Social Items




“Dengan menyebut nama Allah yang Maha Pemurah lagi Maha Penyayang”



Hati yang mati adalah hati yang tidak terenyuh melihat saudaranya, tetangganya, temannya tidak melaksanakan kewajiban untuk beribadah dikarenakan terlena akan kehidupan dunia. Hati seorang muslim dikatakan mati apabila masih menyimpan kedengkian kepada umat muslim yang lainnya. Bagaimana cara menghidupkan hati yang mati, yaitu dengan menanamkan rasa cinta didalam hati kita masing-masing. Terutama cinta kepada ALLAH SWT melalui cinta kepada NABI MUHAMMAD SAW. 

Mengapa melalui RASULULLAH SAW, karena bohong dan dusta seorang hamba yang mengaku cinta kepada ALLAH SWT tapi tidak mencintai NABI MUHAMMAD SAW. Jika kita ingin mencintai ALLAH SWT maka NABI MUHAMMAD SAW adalah pintunya yang harus kita cintai. Hal ini, bukan berarti kita membagi cinta kita ke ALLAH SWT kepada NABI MUHAMMAD SAW, namun hal tersebut digabungkan, jika kita mencintai ALLAH SWT berarti kita juga harus mencintai RASULULLAH SAW. 

Karena NABI MUHAMMAD SAW adalah lisan daripada ALLAH SWT didunia ini, jika bukan karena Beliau, mungkin kita tidak akan pernah mengenal yang namanya nikmat islam. Rasullah diturunkan di dunia tidak lain adalah sebagai contoh atau suri teladan untuk umat akhir zaman ini. Apa yang bisa dicontoh dari NABI MUHAMMAD SAW? semua yang dilakukan beliau wajib kita ikuti dan teladani semampu kita, terutama dalam nikmat ibadah. 

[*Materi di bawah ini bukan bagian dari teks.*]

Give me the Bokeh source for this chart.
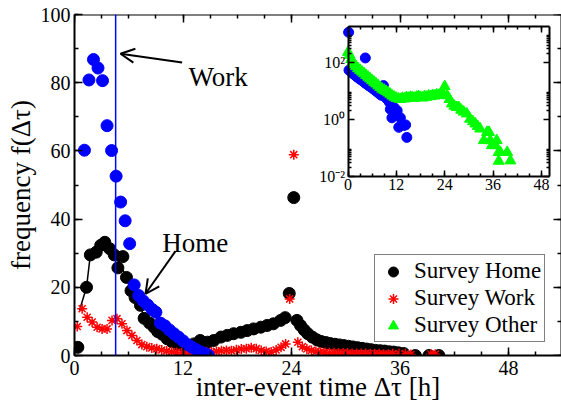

Bagaimana kita bisa merasa nikmat dalam beribadah? mau shalat dilakukan dengan riang gembira, mau sedekah dengan ikhlas dan bahagia, bagaimana caranya? 

Caranya adalah bersihkan hati dari segala jenis dengki, mari buka pintu maaf seluas-luasnya untuk semua orang yang telah menzholimi kita, mari kita do’akan orang-orang tersebut agar hidupnya dipenuhi barokah dan semoga allah mengampuni semua dosa-dosanya, semoga orang tersebut dijauhkan dari api neraka oleh ALLAH SWT. 

Mengapa kita harus mendo’akan orang-orang tersebut dengan kebaikan, karena do’a yang paling cepat terkabul adalah do’a untuk orang lain yang tidak sedang berada dekat dengan kita, selain daripada itu dengan mendo’akan orang tersebut kita mendapatkan pahala. 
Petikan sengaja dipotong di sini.